The Witcher is one of Netflix's most lauded original series ever, yet many fans are confused about the timeline and the geography of the story. As a remedy, Netflix shared an interactive map to explain the series across space and time. This is a big reveal even to long-time fans of the franchise.
Netflix's new fantasy epic The Witcher takes a bold approach to storytelling, shuffling plotlines across its eight episodes and never making it explicitly clear when some stories are set. The result is a somewhat mythic, episodic adventure that many fans like, even if it left them a little turned around along the way.
For those that want clarification, however, Netflix did post an interactive map online. On Friday, the show's official Twitter account shared a link to the new site, which features a map and a corresponding timeline below. Fans can zoom in and out of the map while scrolling forward and back along the timeline, stopping to note where specific episodes, storylines and events take place.
The map launches first at the town of Blaviken, where the events of Episode 1, "The Butcher of Blaviken" take place. This is denoted as the year 1231 in the show's history. Episode 2, "The Edge of the World," is set a full nine years later in 1240. It is also miles and miles away, in Posada.
The episode are not the only events on the timeline. Another parallel line features important events that were not featured in the show itself, such as Queen Calanthe's marriage to Roegner of Ebbing, or the slow developments in Nilfgaard to the south. There are also timelines for the exploits of Yennefer and Ciri running alongside those of Geralt of Rivia.
Not only is the interactive map helpful for fans of the show looking for clarification, it is also an historic addition to the canon for long-time fans of the franchise. The Witcher began as a series of short stories, then novels written by Polish author Andrzej Sapkowski. Even after decades of publishing stories about Geralt, Sapkowski has never published an official map for his books. However, he did tell a 2007 interview that the existing maps online are "mostly accurate," and even said he sometimes references a version by the Czech translator Stansilav Komarek.
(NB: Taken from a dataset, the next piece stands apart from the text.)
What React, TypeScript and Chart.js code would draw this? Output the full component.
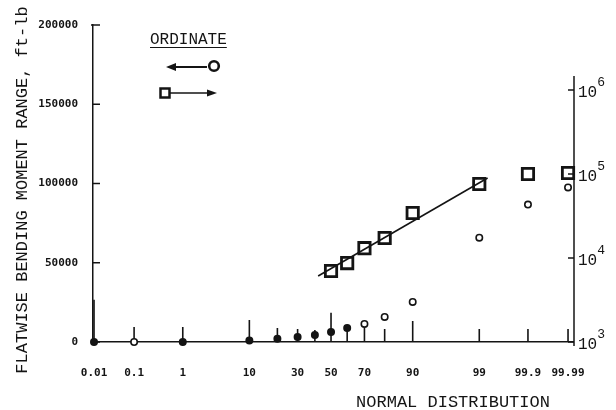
import { useEffect, useRef } from "react";
import { Chart, registerables } from "chart.js";

Chart.register(...registerables);

// ---- data ----
const circlePct = [0.01, 0.1, 1, 10, 20, 30, 40, 50, 60, 70, 80, 90, 99, 99.9, 99.99];
const circleMoment = [0, 0, 0, 1000, 2000, 3200, 4400, 6300, 8900, 11400, 15800, 25300, 65800, 86700, 97500];
const circleFilled = [true, false, true, true, true, true, true, true, true, false, false, false, false, false, false];

const squarePct = [50, 60, 70, 80, 90, 99, 99.9, 99.99];
const squareCycles = [7000, 8700, 13100, 17300, 34300, 76000, 100000, 102800];

const fitPct = [42, 99.3];
const fitCycles = [6100, 89600];

const stemPct = [0.01, 0.1, 1, 10, 20, 30, 40, 50, 60, 70, 80, 90, 99, 99.9, 99.99];
const stemTop = [26600, 9500, 9500, 13900, 8900, 8200, 7600, 18400, 8900, 11400, 8200, 13300, 8200, 8200, 8200];

const xTickPct = [0.01, 0.1, 1, 10, 30, 50, 70, 90, 99, 99.9, 99.99];
const xTickLabels = ["0.01", "0.1", "1", "10", "30", "50", "70", "90", "99", "99.9", "99.99"];
const leftTicks = [0, 50000, 100000, 150000, 200000];
const rightTicks = [1e3, 1e4, 1e5, 1e6];
const rightTickExp = ["3", "4", "5", "6"];

const yTitle = "FLATWISE BENDING MOMENT RANGE, ft-lb";
const xTitle = "NORMAL DISTRIBUTION";
const legendTitle = "ORDINATE";

const INK = "#141414";
const MONO = "'Liberation Mono', 'DejaVu Sans Mono', monospace";
const TICKFONT = "'DejaVu Sans Mono', monospace";

// inverse normal CDF (probability-paper scale mapping), Acklam's approximation
function probit(pct: number): number {
  const p = pct / 100;
  const a = [-3.969683028665376e1, 2.209460984245205e2, -2.759285104469687e2, 1.38357751867269e2, -3.066479806614716e1, 2.506628277459239];
  const b = [-5.447609879822406e1, 1.615858368580409e2, -1.556989798598866e2, 6.680131188771972e1, -1.328068155288572e1];
  const c = [-7.784894002430293e-3, -3.223964580411365e-1, -2.400758277161838, -2.549732539343734, 4.374664141464968, 2.938163982698783];
  const d = [7.784695709041462e-3, 3.224671290700398e-1, 2.445134137142996, 3.754408661907416];
  const pl = 0.02425;
  if (p < pl) {
    const q = Math.sqrt(-2 * Math.log(p));
    return (((((c[0] * q + c[1]) * q + c[2]) * q + c[3]) * q + c[4]) * q + c[5]) / ((((d[0] * q + d[1]) * q + d[2]) * q + d[3]) * q + 1);
  }
  if (p <= 1 - pl) {
    const q = p - 0.5;
    const r = q * q;
    return ((((((a[0] * r + a[1]) * r + a[2]) * r + a[3]) * r + a[4]) * r + a[5]) * q) / (((((b[0] * r + b[1]) * r + b[2]) * r + b[3]) * r + b[4]) * r + 1);
  }
  const q = Math.sqrt(-2 * Math.log(1 - p));
  return -(((((c[0] * q + c[1]) * q + c[2]) * q + c[3]) * q + c[4]) * q + c[5]) / ((((d[0] * q + d[1]) * q + d[2]) * q + d[3]) * q + 1);
}

const decorPlugin = {
  id: "decor",
  afterDraw(chart: any) {
    const ctx = chart.ctx as CanvasRenderingContext2D;
    const ca = chart.chartArea;
    const y = chart.scales.y;
    const y2 = chart.scales.y2;
    ctx.save();
    ctx.strokeStyle = INK;
    ctx.fillStyle = INK;

    // left axis inside ticks
    ctx.lineWidth = 1.5;
    leftTicks.forEach((v) => {
      const py = y.getPixelForValue(v);
      ctx.beginPath();
      ctx.moveTo(ca.left - (v === 200000 ? 2 : 0), py);
      ctx.lineTo(ca.left + 7, py);
      ctx.stroke();
    });

    // right log axis line, ticks and labels
    const rx = ca.right + 1;
    ctx.beginPath();
    ctx.moveTo(rx, y2.getPixelForValue(1.47e6));
    ctx.lineTo(rx, ca.bottom + 4);
    ctx.stroke();
    rightTicks.forEach((v, i) => {
      const py = y2.getPixelForValue(v);
      ctx.beginPath();
      ctx.moveTo(rx - 6, py);
      ctx.lineTo(rx, py);
      ctx.stroke();
      ctx.textAlign = "left";
      ctx.textBaseline = "middle";
      ctx.font = `16px ${MONO}`;
      ctx.fillText("10", rx + 4, py + 3);
      const w = ctx.measureText("10").width;
      ctx.font = `13px ${MONO}`;
      ctx.fillText(rightTickExp[i], rx + 4 + w, py - 7);
    });

    // y title
    ctx.save();
    ctx.translate(27, 190);
    ctx.rotate(-Math.PI / 2);
    ctx.font = `17px ${MONO}`;
    ctx.textAlign = "center";
    ctx.textBaseline = "alphabetic";
    ctx.fillText(yTitle, 0, 0);
    ctx.restore();

    // x title
    ctx.font = `17px ${MONO}`;
    ctx.textAlign = "center";
    ctx.textBaseline = "middle";
    ctx.fillText(xTitle, 453, 402);

    // legend
    ctx.font = `16px ${MONO}`;
    ctx.textAlign = "left";
    ctx.textBaseline = "middle";
    ctx.fillText(legendTitle, 150, 40);
    const lw = ctx.measureText(legendTitle).width;
    ctx.lineWidth = 1;
    ctx.beginPath();
    ctx.moveTo(150, 47.5);
    ctx.lineTo(150 + lw, 47.5);
    ctx.stroke();

    // left arrow + circle
    ctx.lineWidth = 2;
    ctx.beginPath();
    ctx.moveTo(172, 67);
    ctx.lineTo(207, 67);
    ctx.stroke();
    ctx.beginPath();
    ctx.moveTo(166, 67);
    ctx.lineTo(176, 63);
    ctx.lineTo(176, 71);
    ctx.closePath();
    ctx.fill();
    ctx.lineWidth = 2.6;
    ctx.beginPath();
    ctx.arc(214, 66, 4.8, 0, Math.PI * 2);
    ctx.stroke();

    // square + right arrow
    ctx.lineWidth = 2.5;
    ctx.strokeRect(160.5, 88.5, 9, 9);
    ctx.lineWidth = 1.5;
    ctx.beginPath();
    ctx.moveTo(170, 93);
    ctx.lineTo(210, 93);
    ctx.stroke();
    ctx.beginPath();
    ctx.moveTo(217, 93);
    ctx.lineTo(207, 89.5);
    ctx.lineTo(207, 96.5);
    ctx.closePath();
    ctx.fill();

    ctx.restore();
  },
};

export default function App() {
  const canvasRef = useRef<HTMLCanvasElement | null>(null);

  useEffect(() => {
    if (!canvasRef.current) return;

    const circleData = circlePct.map((p, i) => ({ x: probit(p), y: circleMoment[i] }));
    const squareData = squarePct.map((p, i) => ({ x: probit(p), y: squareCycles[i] }));
    const fitData = fitPct.map((p, i) => ({ x: probit(p), y: fitCycles[i] }));
    const stemData: any[] = [];
    stemPct.forEach((p, i) => {
      const z = probit(p);
      stemData.push({ x: z, y: 0 }, { x: z, y: stemTop[i] }, { x: z, y: null });
    });

    const chart = new Chart(canvasRef.current, {
      type: "scatter",
      data: {
        datasets: [
          {
            label: "Moment range",
            data: circleData,
            yAxisID: "y",
            pointRadius: 3.2,
            pointBorderWidth: 1.6,
            pointBorderColor: INK,
            pointBackgroundColor: circleFilled.map((f) => (f ? INK : "#ffffff")),
            clip: false,
          } as any,
          {
            label: "Cycles",
            data: squareData,
            yAxisID: "y2",
            pointStyle: "rect",
            pointRadius: 8,
            pointBorderWidth: 2.8,
            pointBorderColor: INK,
            pointBackgroundColor: "rgba(0,0,0,0)",
            clip: false,
          } as any,
          {
            label: "Fit",
            data: fitData,
            yAxisID: "y2",
            showLine: true,
            borderColor: INK,
            borderWidth: 1.6,
            pointRadius: 0,
          } as any,
          {
            label: "Stems",
            data: stemData,
            yAxisID: "y",
            showLine: true,
            spanGaps: false,
            borderColor: INK,
            borderWidth: 1.6,
            pointRadius: 0,
            clip: false,
          } as any,
        ],
      },
      options: {
        animation: false,
        responsive: true,
        maintainAspectRatio: false,
        layout: { padding: { top: 25, left: 0, right: 0, bottom: 0 } },
        plugins: { legend: { display: false }, tooltip: { enabled: false }, title: { display: false } },
        scales: {
          x: {
            type: "linear",
            position: "bottom",
            min: -3.735,
            max: 3.797,
            bounds: "data",
            grid: { display: false },
            border: { display: true, color: INK, width: 1.5 },
            ticks: {
              autoSkip: false,
              maxRotation: 0,
              padding: 17,
              color: INK,
              font: { family: TICKFONT, size: 11, weight: "bold" },
              callback: (_v: any, i: number) => xTickLabels[i],
            },
            afterBuildTicks: (scale: any) => {
              scale.ticks = xTickPct.map((p) => ({ value: probit(p) }));
            },
            afterFit: (scale: any) => {
              scale.height = 68;
            },
          },
          y: {
            type: "linear",
            position: "left",
            min: 0,
            max: 200000,
            grid: { display: false },
            border: { display: true, color: INK, width: 1.5 },
            ticks: {
              padding: 7,
              color: INK,
              font: { family: TICKFONT, size: 11, weight: "bold" },
              callback: (v: any) => String(v),
            },
            afterBuildTicks: (scale: any) => {
              scale.ticks = leftTicks.map((v) => ({ value: v }));
            },
            afterFit: (scale: any) => {
              scale.width = 93;
            },
          },
          y2: {
            type: "logarithmic",
            position: "right",
            min: 1000,
            max: 5.94e6,
            grid: { display: false },
            border: { display: false },
            ticks: { display: false },
            afterFit: (scale: any) => {
              scale.width = 43;
            },
          },
        } as any,
      },
      plugins: [decorPlugin],
    });

    return () => chart.destroy();
  }, []);

  return (
    <div style={{ position: "fixed", left: 0, top: 0, width: 616, height: 410, background: "#ffffff" }}>
      <canvas ref={canvasRef} />
    </div>
  );
}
Timelines and monsters and battles and scriptures!— The Witcher (@witchernetflix) January 10, 2020
Ballads and bards and oh you get the picture. https://t.co/Sp6FsXubMv
Meanwhile, the video game series of course has its own map, although this is not necessarily as closely tied to the books as the show is. Netflix's version of The Witcher is adapted mainly from Sapkowski's books, not the games, and was created for TV by showrunner Lauren Schmidt Hissrich.